Noting that the United States "came to Afghanistan vowing to deny these same enemies safe haven in 2001," he says they now operate with relative impunity in the prisons. "There are more insurgents per square foot in corrections facilities than anywhere else in Afghanistan," his assessment says.
McChrystal outlines a plan to build up the Afghan government's ability to manage its detention facilities and eventually put all such operations under Afghan control, including the Bagram Theater Internment Facility, which the United States runs.
For now, because of a lack of capacity, "productive interrogations and detainee intelligence collection have been reduced" at Bagram. "As a result, hundreds are held without charge or without a defined way-ahead. This allows the enemy to radicalize them far beyond their pre-capture orientation. The problem can no longer be ignored."
The general says his command is "not adequately executing the basics" of counterinsurgency by putting the Afghan people first. "ISAF personnel must be seen as guests of the Afghan people and their government, not an occupying army," he writes. "Key personnel in ISAF must receive training in local languages."

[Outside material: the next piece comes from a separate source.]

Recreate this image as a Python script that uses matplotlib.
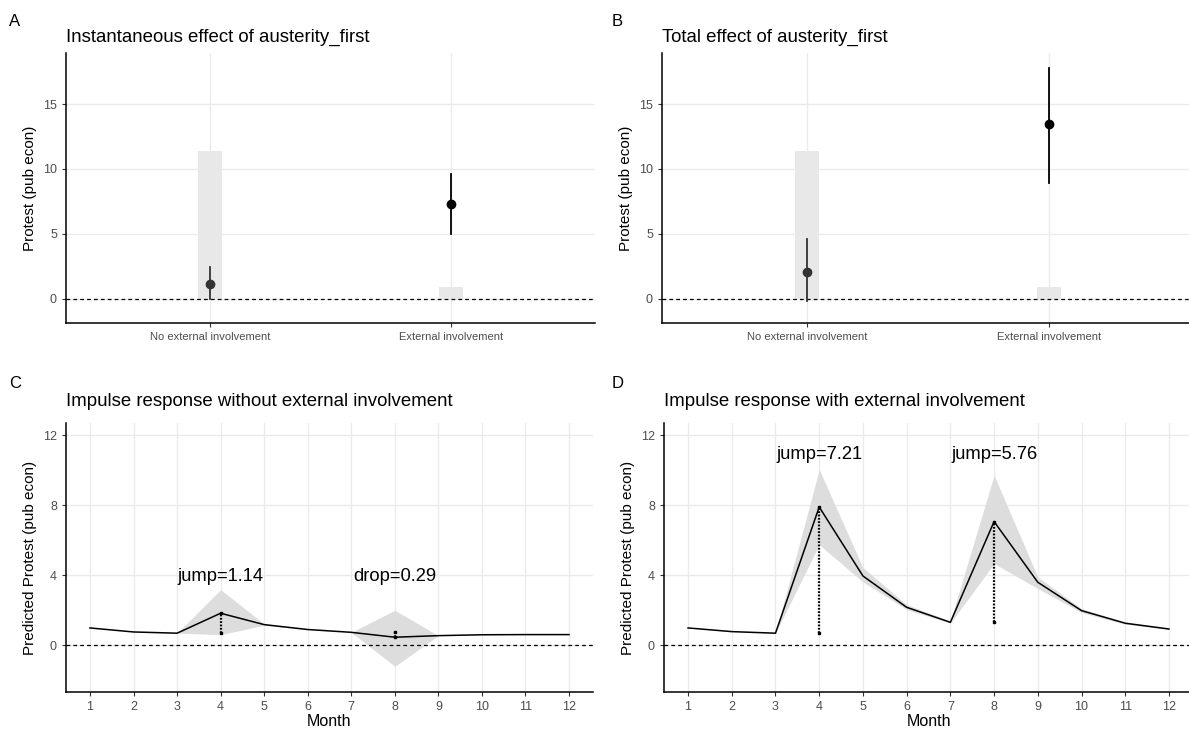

He also says that coalition forces will change their operational culture, in part by spending "as little time as possible in armored vehicles or behind the walls of forward operating bases." Strengthening Afghans' sense of security will require troops to take greater risks, but the coalition "cannot succeed if it is unwilling to share risk, at least equally, with the people."
McChrystal warns that in the short run, it "is realistic to expect that Afghan and coalition casualties will increase."